>> Begin Record extracts

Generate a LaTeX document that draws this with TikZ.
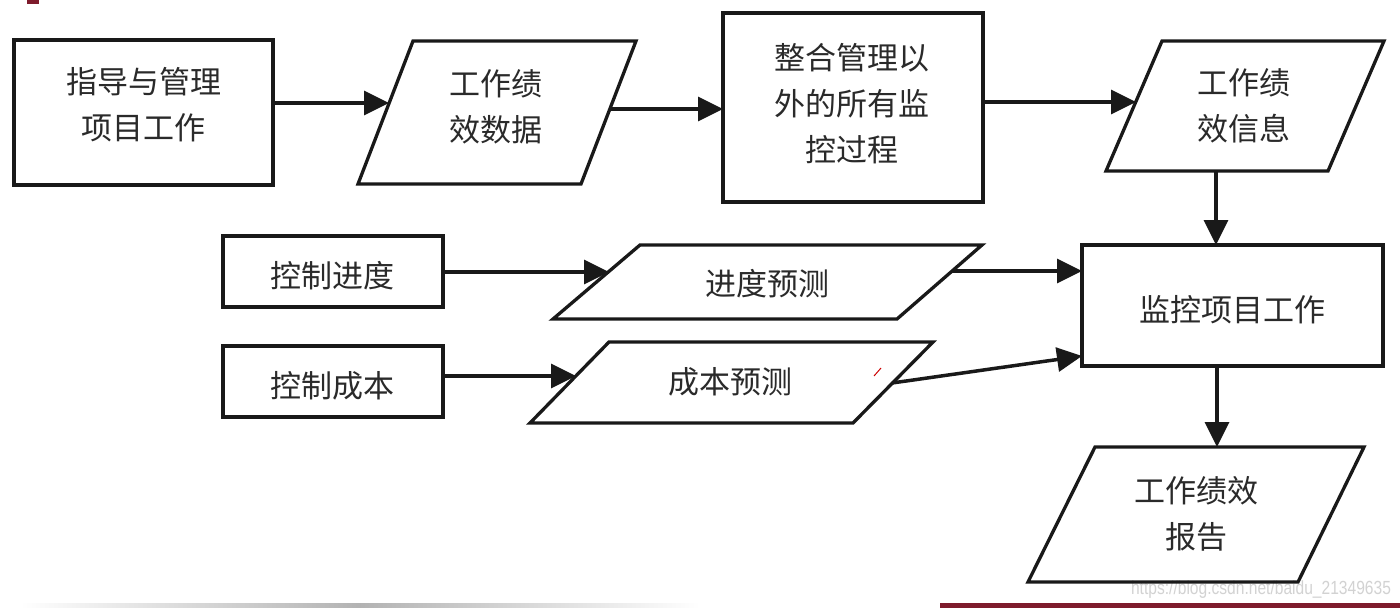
\documentclass[tikz,border=0pt]{standalone}
\usepackage{fontspec}
\newfontfamily\cjk{Noto Sans CJK SC}
\newfontfamily\wmfont{Liberation Sans}
\usetikzlibrary{arrows.meta}
\definecolor{txtgray}{HTML}{2A2A2A}
\definecolor{deepred}{HTML}{7E1B2C}
\definecolor{wmgray}{HTML}{D2D2D2}
\tikzset{
  box/.style={draw=black!90, line width=3.3pt, inner sep=0pt, outer sep=0pt},
  parashape/.style={draw=black!90, line width=3.3pt, line join=miter},
  txt/.style={font=\cjk\fontsize{31}{46}\selectfont, text=txtgray, align=center, inner sep=0pt},
  arr/.style={line width=3.5pt, draw=black!90, -{Triangle[length=25pt,width=24pt]}},
}
\begin{document}
\begin{tikzpicture}[x=1pt,y=-1pt]
\useasboundingbox[fill=white] (0,0) rectangle (1400,608);
% decorations
\fill[deepred] (27,0) rectangle (39,4);
\shade[left color=white, right color=white, middle color=black!30] (20,603.5) rectangle (700,607);
\fill[deepred] (940,603) rectangle (1400,608);
\node[font=\wmfont\fontsize{19}{19}\selectfont, text=wmgray, inner sep=0pt, xscale=0.82] (wm) at (1261,590) {https://blog.csdn.net/baidu\_21349635};

% rectangles
\node[box, minimum width=259pt, minimum height=145pt] (b1) at (143.5,112.5) {};
\node[txt] (t1) at (143.5,104.5) {指导与管理\\项目工作};
\node[box, minimum width=260pt, minimum height=189pt] (b3) at (853,107.5) {};
\node[txt] (t3) at (852,104) {整合管理以\\外的所有监\\控过程};
\node[box, minimum width=220pt, minimum height=71pt] (bs) at (333,271.5) {};
\node[txt] (ts) at (332,276) {控制进度};
\node[box, minimum width=220pt, minimum height=71pt] (bc) at (333,381.5) {};
\node[txt] (tc) at (332,386) {控制成本};
\node[box, minimum width=301pt, minimum height=121pt] (b5) at (1232.5,305.5) {};
\node[txt] (t5) at (1232,310) {监控项目工作};

% parallelograms
\draw[parashape] (413,41) -- (636,41) -- (581,184) -- (358,184) -- cycle;
\node[txt] (p1) at (496,106.5) {工作绩\\效数据};
\draw[parashape] (1162,41) -- (1384,41) -- (1328,171) -- (1106,171) -- cycle;
\node[txt] (p4) at (1244,105.5) {工作绩\\效信息};
\draw[parashape] (640,245) -- (982,245) -- (897,319) -- (553,319) -- cycle;
\node[txt] (ps) at (767,284) {进度预测};
\draw[parashape] (609,342) -- (933,342) -- (853,423) -- (530,423) -- cycle;
\node[txt] (pc) at (730,382) {成本预测};
\draw[parashape] (1095,447) -- (1364,447) -- (1298,582) -- (1028,582) -- cycle;
\node[txt] (p6) at (1196,513.5) {工作绩效\\报告};

% connection points on the slanted sides
\coordinate (p1in) at (389,103);
\coordinate (p1out) at (610,109);
\coordinate (p4in) at (1136,102);
\coordinate (p4out) at (1216,171);
\coordinate (psin) at (609,272);
\coordinate (psout) at (952,271);
\coordinate (pcin) at (576,376);
\coordinate (pcout) at (892,383);
\coordinate (p6in) at (1217,447);
\coordinate (b5in) at (1082,356);

% connectors
\draw[arr] (b1.east |- p1in) -- (p1in);
\draw[arr] (p1out) -- (b3.west |- p1out);
\draw[arr] (b3.east |- p4in) -- (p4in);
\draw[arr] (p4out) -- (b5.north -| p4out);
\draw[arr] (bs.east |- psin) -- (psin);
\draw[arr] (psout) -- (b5.west |- psout);
\draw[arr] (bc.east |- pcin) -- (pcin);
\draw[arr] (pcout) -- (b5in);
\draw[arr] (b5.south -| p6in) -- (p6in);

% cursor mark
\draw[red!80!black, line width=1pt] (881,368) -- (874,376);
\end{tikzpicture}
\end{document}
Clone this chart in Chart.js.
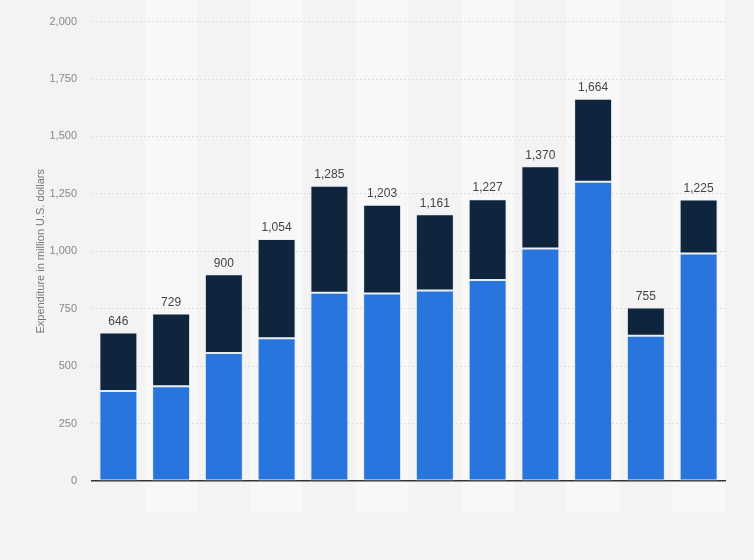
<!DOCTYPE html>
<html>
<head>
<meta charset="utf-8">
<script src="https://cdn.jsdelivr.net/npm/chart.js@4.4.0/dist/chart.umd.min.js"></script>
<style>
  html, body { margin: 0; padding: 0; background: #f3f3f3; }
  #wrap { width: 754px; height: 560px; }
</style>
</head>
<body>
<div id="wrap"><canvas id="chart"></canvas></div>
<script>
// values (million U.S. dollars)
const categories = ['1', '2', '3', '4', '5', '6', '7', '8', '9', '10', '11', '12'];
const totals = [646, 729, 900, 1054, 1285, 1203, 1161, 1227, 1370, 1664, 755, 1225];
const lowerPart = [392, 412, 557, 622, 820, 816, 829, 875, 1012, 1303, 632, 990];
const upperPart = [254, 317, 343, 432, 465, 387, 332, 352, 358, 361, 123, 235];
const yTicks = [0, 250, 500, 750, 1000, 1250, 1500, 1750, 2000];

const fmt = (v)=> v.toLocaleString('en-US');

// lighter column bands behind every second category
const bands = {
    id: 'bands',
    beforeDraw(chart){
        const ctx = chart.ctx;
        const x = chart.scales.x;
        const step = x.getPixelForValue(1) - x.getPixelForValue(0);
        ctx.save();
        for (let i = 1; i < categories.length; i += 2) {
            const c = x.getPixelForValue(i);
            ctx.fillStyle = '#f8f8f8';
            ctx.fillRect(c - step/2, 0, step, 512);
        }
        ctx.restore();
    }
};

// total on top of each stack
const totalLabels = {
    id: 'totalLabels',
    afterDatasetsDraw(chart){
        const ctx = chart.ctx;
        const x = chart.scales.x;
        const y = chart.scales.y;
        ctx.save();
        ctx.font = '12px "Liberation Sans", Arial, sans-serif';
        ctx.fillStyle = '#444';
        ctx.textAlign = 'center';
        ctx.textBaseline = 'bottom';
        totals.forEach((t, i)=>{
            ctx.fillText(fmt(t), x.getPixelForValue(i), y.getPixelForValue(t) - 5);
        });
        ctx.restore();
    }
};

Chart.defaults.font.family = '"Liberation Sans", Arial, sans-serif';

new Chart(document.querySelector('#chart'), {
    type: 'bar',
    data: {
        labels: categories,
        datasets: [
            {
                label: 'part 1',
                data: lowerPart,
                backgroundColor: '#2876dd',
                borderColor: 'rgba(220,230,240,0.6)',
                borderWidth: 1,
                borderSkipped: false,
            },
            {
                label: 'part 2',
                data: upperPart,
                backgroundColor: '#0f253d',
                borderColor: 'rgba(220,230,240,0.6)',
                borderWidth: 1,
                borderSkipped: false,
            },
        ]
    },
    options: {
        responsive: true,
        maintainAspectRatio: false,
        animation: false,
        layout: { padding: { left: 34, right: 29, top: 14, bottom: 79 } },
        plugins: {
            legend: { display: false },
            tooltip: { enabled: false },
        },
        scales: {
            x: {
                stacked: true,
                categoryPercentage: 1,
                barPercentage: 0.74,
                grid: { display: false, drawTicks: false },
                ticks: { display: false },
                border: { display: true, color: '#333', width: 1.5 },
                afterFit: (s)=>{ s.height = 0; },
            },
            y: {
                stacked: true,
                min: 0,
                max: 2000,
                afterBuildTicks: (s)=>{ s.ticks = yTicks.map(v=>({ value: v })); },
                afterFit: (s)=>{ s.width = 58; },
                ticks: {
                    padding: 15,
                    color: '#888',
                    font: { size: 11 },
                    callback: (v)=> fmt(v),
                },
                grid: {
                    color: (c)=> c.tick && c.tick.value === 0 ? 'rgba(0,0,0,0)' : '#dcdcdc',
                    drawTicks: false,
                },
                border: { display: false, dash: [2, 2] },
                title: {
                    display: true,
                    text: 'Expenditure in million U.S. dollars',
                    color: '#777',
                    font: { size: 11 },
                    padding: { top: 0, bottom: 0 },
                },
            }
        }
    },
    plugins: [bands, totalLabels],
});
</script>
</body>
</html>
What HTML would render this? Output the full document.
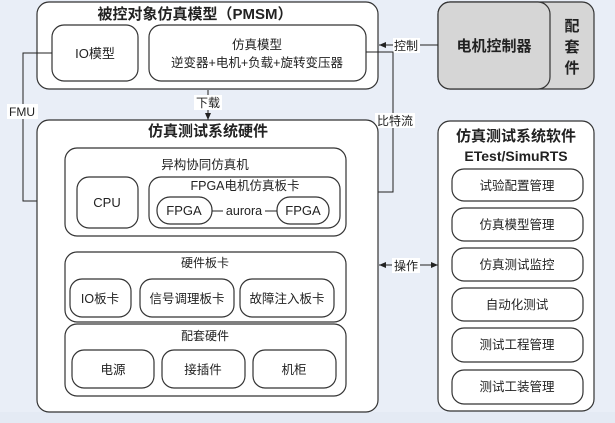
<!DOCTYPE html>
<html><head><meta charset="utf-8"><style>
html,body{margin:0;padding:0;background:#e9eef7;}
svg{display:block;}
text{font-family:"Liberation Sans","Noto Sans CJK SC",sans-serif;fill:#222;}
.b{fill:#fff;stroke:#333;stroke-width:1.2;}
.l{stroke:#222;stroke-width:1;fill:none;}
</style></head><body>
<svg width="615" height="423" viewBox="0 0 615 423">
<defs><marker id="a" markerWidth="8" markerHeight="8" refX="7" refY="4" orient="auto" markerUnits="userSpaceOnUse"><path d="M0,1 L7,4 L0,7z" fill="#222"/></marker></defs>
<rect x="0" y="412" width="615" height="11" fill="#e4eaf4"/>
<!-- top box -->
<rect class="b" x="37" y="2" width="341" height="87" rx="12"/>
<text x="195" y="19" font-size="15" font-weight="bold" text-anchor="middle">被控对象仿真模型（PMSM）</text>
<rect class="b" x="52" y="25" width="86" height="56" rx="12"/>
<text x="95" y="58" font-size="13" text-anchor="middle">IO模型</text>
<rect class="b" x="149" y="25" width="217" height="56" rx="12"/>
<text x="257" y="49" font-size="12.5" text-anchor="middle">仿真模型</text>
<text x="257" y="67" font-size="12.5" text-anchor="middle">逆变器+电机+负载+旋转变压器</text>
<!-- controller -->
<rect x="438" y="2" width="156" height="87" rx="12" fill="#d6d6d6" stroke="#333" stroke-width="1.2"/>
<rect x="438" y="2" width="112" height="87" rx="12" fill="#d6d6d6" stroke="#333" stroke-width="1.2"/>
<text x="494" y="51" font-size="15" font-weight="bold" text-anchor="middle">电机控制器</text>
<text x="572" y="31" font-size="15" font-weight="bold" text-anchor="middle">配</text>
<text x="572" y="52" font-size="15" font-weight="bold" text-anchor="middle">套</text>
<text x="572" y="73" font-size="15" font-weight="bold" text-anchor="middle">件</text>
<!-- control arrow -->
<line class="l" x1="438" y1="45" x2="379" y2="45" marker-end="url(#a)"/>
<rect x="393" y="38" width="27" height="15" fill="#fff"/>
<text x="406" y="50" font-size="12" text-anchor="middle">控制</text>
<!-- bitstream -->
<polyline class="l" points="366,52 393,52 393,192 348,192" marker-end="url(#a)"/>
<rect x="375" y="113" width="40" height="15" fill="#fff"/>
<text x="395" y="125" font-size="12" text-anchor="middle">比特流</text>
<!-- download -->
<line class="l" x1="208" y1="90" x2="208" y2="120" marker-end="url(#a)"/>
<rect x="194" y="95" width="28" height="15" fill="#fff"/>
<text x="208" y="107" font-size="12" text-anchor="middle">下载</text>
<!-- FMU -->
<polyline class="l" points="52,53 23,53 23,201 76,201" marker-end="url(#a)"/>
<rect x="7" y="104" width="31" height="15" fill="#fff"/>
<text x="22" y="116" font-size="12" text-anchor="middle">FMU</text>
<!-- hardware -->
<rect class="b" x="37" y="120" width="341" height="292" rx="12"/>
<text x="208" y="136" font-size="15" font-weight="bold" text-anchor="middle">仿真测试系统硬件</text>
<rect class="b" x="65" y="148" width="281" height="88" rx="12"/>
<text x="205" y="169" font-size="12.5" text-anchor="middle">异构协同仿真机</text>
<rect class="b" x="77" y="177" width="61" height="51" rx="12"/>
<text x="107" y="207" font-size="13" text-anchor="middle">CPU</text>
<rect class="b" x="149" y="177" width="191" height="51" rx="12"/>
<text x="245" y="190" font-size="12.5" text-anchor="middle">FPGA电机仿真板卡</text>
<rect class="b" x="157" y="197" width="55" height="27" rx="13"/>
<text x="184" y="215" font-size="13" text-anchor="middle">FPGA</text>
<rect class="b" x="277" y="197" width="52" height="27" rx="13"/>
<text x="303" y="215" font-size="13" text-anchor="middle">FPGA</text>
<line class="l" x1="212" y1="211" x2="277" y2="211"/>
<rect x="223" y="203" width="42" height="15" fill="#fff"/>
<text x="244" y="215" font-size="12.5" text-anchor="middle">aurora</text>
<rect class="b" x="65" y="252" width="281" height="70" rx="12"/>
<text x="205" y="267" font-size="12" text-anchor="middle">硬件板卡</text>
<rect class="b" x="70" y="279" width="61" height="38" rx="12"/>
<text x="100" y="303" font-size="12.5" text-anchor="middle">IO板卡</text>
<rect class="b" x="140" y="279" width="94" height="38" rx="12"/>
<text x="187" y="303" font-size="12.5" text-anchor="middle">信号调理板卡</text>
<rect class="b" x="240" y="279" width="94" height="38" rx="12"/>
<text x="287" y="303" font-size="12.5" text-anchor="middle">故障注入板卡</text>
<rect class="b" x="65" y="324" width="281" height="72" rx="12"/>
<text x="205" y="340" font-size="12" text-anchor="middle">配套硬件</text>
<rect class="b" x="72" y="350" width="82" height="38" rx="12"/>
<text x="113" y="374" font-size="12.5" text-anchor="middle">电源</text>
<rect class="b" x="162" y="350" width="83" height="38" rx="12"/>
<text x="203" y="374" font-size="12.5" text-anchor="middle">接插件</text>
<rect class="b" x="253" y="350" width="83" height="38" rx="12"/>
<text x="294" y="374" font-size="12.5" text-anchor="middle">机柜</text>
<!-- operate -->
<line class="l" x1="410" y1="265" x2="379" y2="265" marker-end="url(#a)"/>
<line class="l" x1="410" y1="265" x2="438" y2="265" marker-end="url(#a)"/>
<rect x="392" y="258" width="28" height="15" fill="#fff"/>
<text x="406" y="270" font-size="12" text-anchor="middle">操作</text>
<!-- software -->
<rect class="b" x="438" y="121" width="156" height="290" rx="12"/>
<text x="516" y="141" font-size="15" font-weight="bold" text-anchor="middle">仿真测试系统软件</text>
<text x="516" y="161" font-size="14" font-weight="bold" text-anchor="middle">ETest/SimuRTS</text>
<g font-size="12.5">
<rect class="b" x="452" y="169" width="131" height="32" rx="12"/><text x="517" y="190" font-size="12.5" text-anchor="middle">试验配置管理</text>
<rect class="b" x="452" y="208" width="131" height="33" rx="12"/><text x="517" y="229" font-size="12.5" text-anchor="middle">仿真模型管理</text>
<rect class="b" x="452" y="248" width="131" height="33" rx="12"/><text x="517" y="269" font-size="12.5" text-anchor="middle">仿真测试监控</text>
<rect class="b" x="452" y="288" width="131" height="33" rx="12"/><text x="517" y="309" font-size="12.5" text-anchor="middle">自动化测试</text>
<rect class="b" x="452" y="328" width="131" height="34" rx="12"/><text x="517" y="349" font-size="12.5" text-anchor="middle">测试工程管理</text>
<rect class="b" x="452" y="370" width="131" height="34" rx="12"/><text x="517" y="391" font-size="12.5" text-anchor="middle">测试工装管理</text>
</g>
</svg>
</body></html>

>> End Record extracts

Exercise aim |
Select and copy every line from the records that includes the word "this".

Task response |
Generate a LaTeX document that draws this with TikZ.
Clone this chart in Chart.js.
What HTML would render this? Output the full document.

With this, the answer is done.